Seton Hall doesn't have a high-powered program. The team plays in an antiquated gym (capacity 3,200) built in 1939. The school sold 725 season tickets this year, and the student radio station is the only one broadcasting games on a regular basis. But Danny never complains. Says teammate Kevin Boyle, "He doesn't act like a star, except on the court." Last Wednesday night, after he scored 22 points in an 82-65 loss at St. John's, the team bus dropped him alongside the highway. Danny waited awhile for a neighborhood bus, then he walked the two miles to his house.

Around the campus this kind of behavior encourages everyone to treat Callandrillo as if he were part of the family instead of a two-time Big East scoring champion, Seton Hall's third leading point producer and one of the best-looking guys in the history of the school. Sorry, Rick Cerone. Recently Danny was kidding acting Coach Hoddy Mahon that he was going to join the long list of applicants for the vacant Seton Hall job. "If they hire him," said Mahon, "I'll be his assistant." Says Raftery, who left in November to go into banking and television work, "He came in here as a street kid, sort of a Fonz without the grease. Now everybody loves him."

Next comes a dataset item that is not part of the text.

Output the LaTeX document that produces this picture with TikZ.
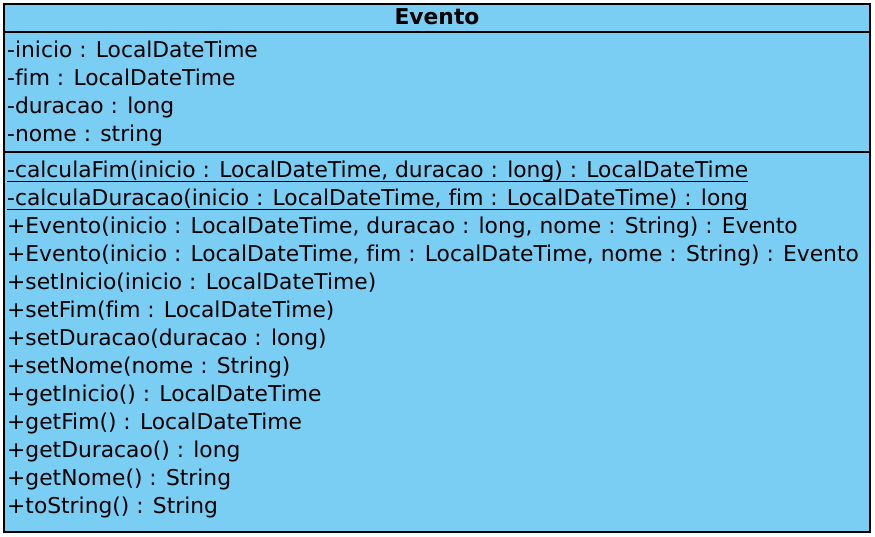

Every day, usually in the evenings after practice, Danny spends two hours shooting in a gym near his home. During the summer he works out twice a day. His dream is to make it in the pros. "Give me $30,000 a year and I'll pass off every time," he says. "I'd play in the NBA for new sneakers and a meal."

Last Saturday night Seton Hall said goodby to Danny and his family at the team's final regular-season game, a matchup with Boston College. The old gym was jammed, for it was a night on which the outcome—a 92-74 loss that dropped the team's record to 11-15—meant less than the farewell. Callandrillo was honored before and after the game, and at halftime, too. The band played Danny Boy. His parents were given another plate to put on the wall. They sat at courtside, surrounded by what seemed a regiment of relatives. Michael kept giving his benediction to Danny's shots.

His boy scored 36 points, made four steals and once even blocked the jump shot of BC's 6'9" Center Jay Murphy. At the game's end, Danny was replaced so he could be given an ovation. Sitting down, he could look across at his father and the rest of his relatives. Earlier, his parents had been introduced and Michael Callandrillo had raised his arms as the fans cheered. Later, Danny was asked what he was thinking as the clock ticked down. He answered, speaking of the Seton Hall fans as well as his kin, "It was the last time the family would all be together."